Here’s the OED’s earliest citation for a drinking sense, from Samuel Foote’s The Englishman Return’d From Paris: A Farce (1756): “Then … they proceed to demolish the Substantials, with, perhaps, an occasional Interruption, of, Here’s to you, friends, Hob or Nob, Your Love and mine.”

Oliver Goldsmith used the expression this way in his novel The Citizen of the World (1762): “Hob nob, Doctor, which do you chuse, white or red?”

In 1761, “hobnob” was used as a noun for a sentiment or phrase (like a “toast”) used in drinking. And in 1763, the OED says, it was first recorded as a verb, meaning “to drink to each other, drink together.”

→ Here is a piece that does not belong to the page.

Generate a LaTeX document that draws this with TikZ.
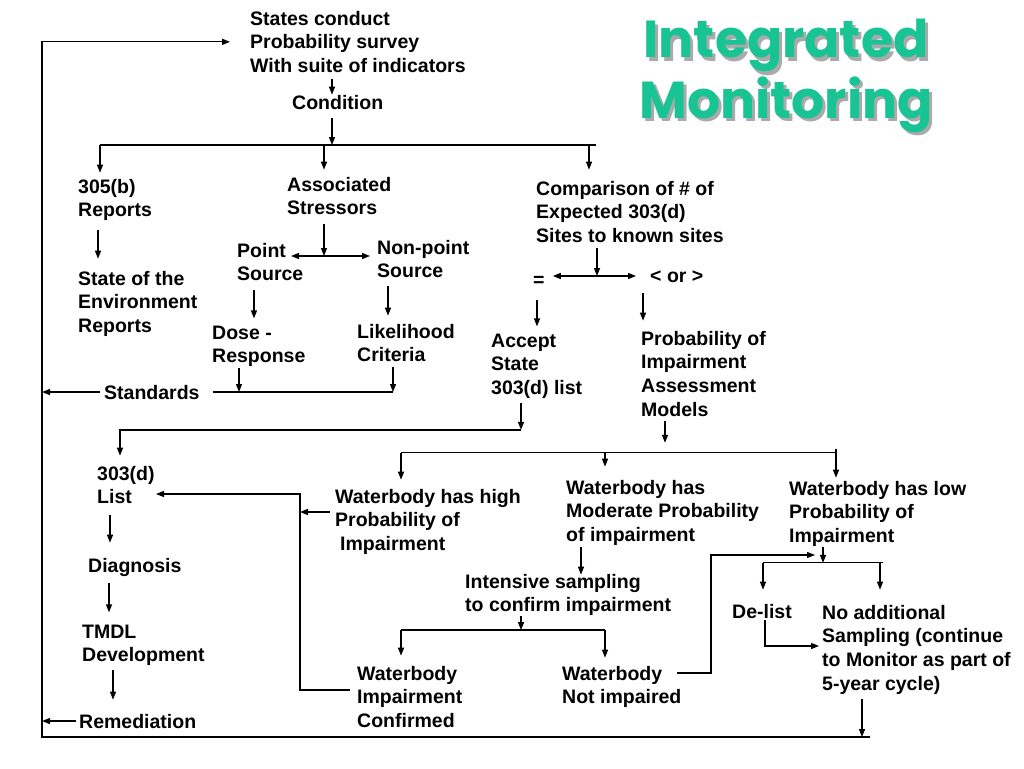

In its earliest appearances as a verb meaning to drink, “hobnob” was two separate words (“to hob or nob” or “to hob and nob”). And the verbal phrase persisted in that form through much of the 19th century.

But in the 1820s, people also began using a combined form, “hob-nob” or “hobnob.” And that’s also when “hobnob” acquired the meaning it has today—to associate familiarly, to be on familiar terms, and so on.

As for “hobknob,” the spelling you asked about, we can’t find any authoritative example of it, though not surprisingly it’s alive and well on Google (along with “hob-knob” and “hob knob”).